Talking of which, around page 218 comes some of the worse writing from a professional novelist that I've ever seen. Gray is to be judged by a committee of five people, only one of which is female. They vote yea or nay (those are the exact words!) on whether Gray should live or die (and this is without a trial). As it happens, the vote is 3:2 in favor of leaving him alive (how else could it go - he's the fricking narrator of the novel! This is another example of how clueless the author is in this trilogy), but even though he demands answers, they put him off, telling him to go get cleaned up, and get some rest! But after that, his father does condescend to pass on some information in a big fat info-dump.

Gray learns of the forgeries, and this is arguably the most absurd piece of this novel of all the absurd pieces. Evidently they can create only one good forgery (apparently a clone) from each person. This is supposedly why the Claysoot and the four other communities were begun: to raise tough, independent boys (because you know girls are useless according to this author), who could then be cloned to create an army.

This is in a city where they can't even desalinate water, yet they have this amazingly advanced technology? Even with this technology, they can only clone once - repeat clones turn out to be weaklings. This is the purest of the rankest horse droppings. It makes no sense. If they have this kind of advanced technology, why not create super weapons? This crap is no way to create an army. It is a great way to create nonsense in the extreme.

Here's another complete absurdity: The 'soldiers' in The Order get zero training (Blaine is already a trusted member when Gray arrives there, and Gray is drafted on his first day) unless you consider getting a buzz cut to be the functional equivalent of six weeks at Paris island), yet the Order is feared by the rebels, who actually get a military fitness regime thrust upon them! LoL!
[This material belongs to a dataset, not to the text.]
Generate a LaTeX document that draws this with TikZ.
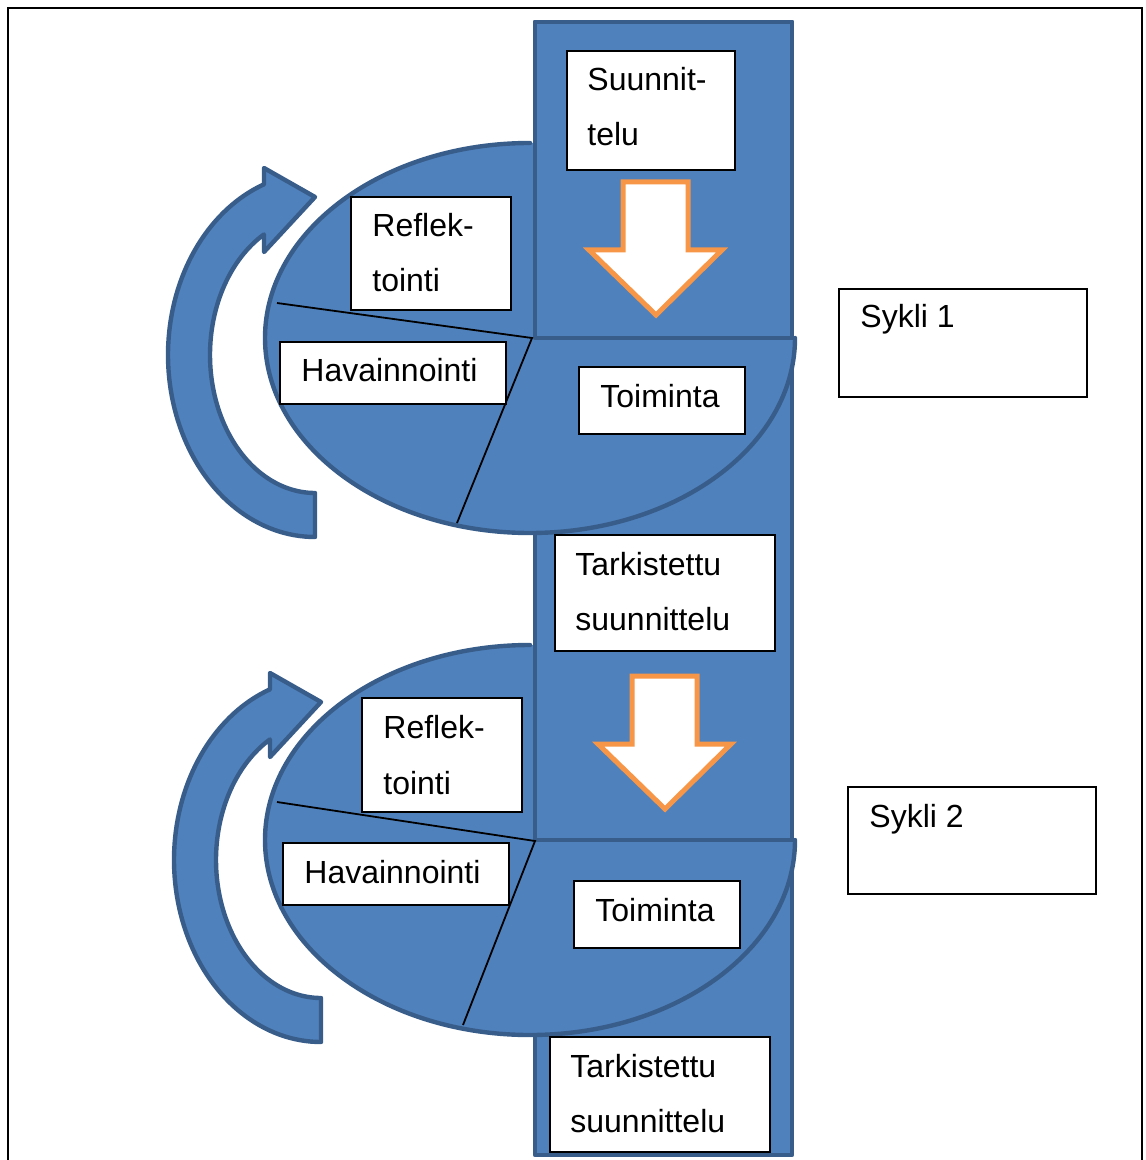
\documentclass[tikz,border=0pt]{standalone}
\usepackage{fontspec}
\setmainfont{Liberation Sans}
\usetikzlibrary{fit}
\definecolor{fillblue}{HTML}{4F81BD}
\definecolor{edgeblue}{HTML}{385D8A}
\definecolor{orng}{HTML}{F79646}
\begin{document}
\begin{tikzpicture}[x=0.5pt,y=-0.5pt,
  bluepart/.style={fill=fillblue, draw=edgeblue, line width=2.2pt, line join=round},
  blueedge/.style={draw=edgeblue, line width=2.2pt, line join=round},
  labelbox/.style={draw=black, fill=white, line width=0.75pt, inner sep=0pt},
  lbl/.style={anchor=base west, inner sep=0pt, font=\fontsize{16pt}{19pt}\selectfont},
  pieline/.style={draw=black, line width=0.9pt},
  downarrow/.style={fill=white, draw=orng, line width=2.5pt, line join=miter},
  framel/.style={draw=black, line width=1pt}]
\useasboundingbox (0,0) rectangle (1145,1160);
% frame
\draw[framel] (7,8) -- (1143,8);
\draw[framel] (8,8) -- (8,1160);
\draw[framel] (1142,8) -- (1142,1160);
% column
\path[bluepart] (535,22) rectangle (792,1155);
% cycle 2 ellipse (three quarters) and segment
\fill[fillblue] (530,645) arc [start angle=270, end angle=0, x radius=265, y radius=195] -- (545,840) -- (545,645) -- cycle;
\draw[blueedge, line cap=round] (530,645) arc [start angle=270, end angle=0, x radius=265, y radius=195];
\fill[fillblue] (535,560) rectangle (792,840);
\draw[blueedge] (535,560) -- (535,840) -- (794,840);
\draw[blueedge] (792,560) -- (792,840);
% cycle 1 ellipse (three quarters) and segment
\fill[fillblue] (530,143) arc [start angle=270, end angle=0, x radius=265, y radius=195] -- (545,338) -- (545,143) -- cycle;
\draw[blueedge, line cap=round] (530,143) arc [start angle=270, end angle=0, x radius=265, y radius=195];
\path[bluepart] (535,22) rectangle (792,338);
\draw[blueedge] (792,338) -- (794,338);
% pie lines
\coordinate (c1) at (532,338);
\coordinate (c2) at (535,841);
\draw[pieline] (277,303) -- (c1) -- (457,523);
\draw[pieline] (277,802) -- (c2) -- (463,1025);
% circular arrows
\path[bluepart] plot[domain=90:249.7,samples=80] ({315+147*cos(\x)},{355+182*sin(\x)})
  -- (264,168) -- (315,197) -- (264,252)
  -- plot[domain=240.9:90,samples=80] ({315+105*cos(\x)},{355+138*sin(\x)}) -- cycle;
\begin{scope}[shift={(6,505)}]
\path[bluepart] plot[domain=90:249.7,samples=80] ({315+147*cos(\x)},{355+182*sin(\x)})
  -- (264,168) -- (315,197) -- (264,252)
  -- plot[domain=240.9:90,samples=80] ({315+105*cos(\x)},{355+138*sin(\x)}) -- cycle;
\end{scope}
% orange down arrows
\path[downarrow] (623,182) -- (688,182) -- (688,250) -- (722,250) -- (656,315) -- (589,250) -- (623,250) -- cycle;
\begin{scope}[shift={(9,494)}]
\path[downarrow] (623,182) -- (688,182) -- (688,250) -- (722,250) -- (656,315) -- (589,250) -- (623,250) -- cycle;
\end{scope}
% boxes
\node[labelbox, fit={(567,51) (735,170)}] (suun) {};
\node[lbl] (suunA) at (587,91) {Suunnit-};
\node[lbl] (suunB) at (587,146) {telu};
\node[labelbox, fit={(351,197) (511,310)}] (ref1) {};
\node[lbl] (ref1A) at (372,237) {Reflek-};
\node[lbl] (ref1B) at (372,292) {tointi};
\node[labelbox, fit={(280,342) (506,404)}] (hav1) {};
\node[lbl] (hav1A) at (301,381) {Havainnointi};
\node[labelbox, fit={(579,367) (745,434)}] (toi1) {};
\node[lbl] (toi1A) at (600,407) {Toiminta};
\node[labelbox, fit={(555,535) (775,651)}] (tar1) {};
\node[lbl] (tar1A) at (575,575) {Tarkistettu};
\node[lbl] (tar1B) at (575,630) {suunnittelu};
\node[labelbox, fit={(362,698) (522,812)}] (ref2) {};
\node[lbl] (ref2A) at (383,738) {Reflek-};
\node[lbl] (ref2B) at (383,794) {tointi};
\node[labelbox, fit={(283,843) (509,905)}] (hav2) {};
\node[lbl] (hav2A) at (304,883) {Havainnointi};
\node[labelbox, fit={(574,881) (740,948)}] (toi2) {};
\node[lbl] (toi2A) at (595,921) {Toiminta};
\node[labelbox, fit={(550,1037) (770,1152)}] (tar2) {};
\node[lbl] (tar2A) at (570,1077) {Tarkistettu};
\node[lbl] (tar2B) at (570,1132) {suunnittelu};
\node[labelbox, fit={(839,289) (1087,397)}] (syk1) {};
\node[lbl] (syk1A) at (860,328) {Sykli 1};
\node[labelbox, fit={(848,787) (1096,894)}] (syk2) {};
\node[lbl] (syk2A) at (869,827) {Sykli 2};
\end{tikzpicture}
\end{document}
Here's one more clunker: these guys discover that Frank has developed an airborne virus to wipe out the rebels. They can't use it until they've captured Maldoon because they need his skills, but the concern is how they know where the rebels are. Is there a mole? Well we've just been told that these people farm crops out in the open, so by that very act they've identified their location! The rebel camp is only four days walk from the city, and they recently attacked a contingent of soldiers from the city, and now they rebels are wondering how they've been given away? They're morons!

This novel is awful. It's not only the worst kind of trash, but even as fan-fiction it would look bad when compared with other fan-fic.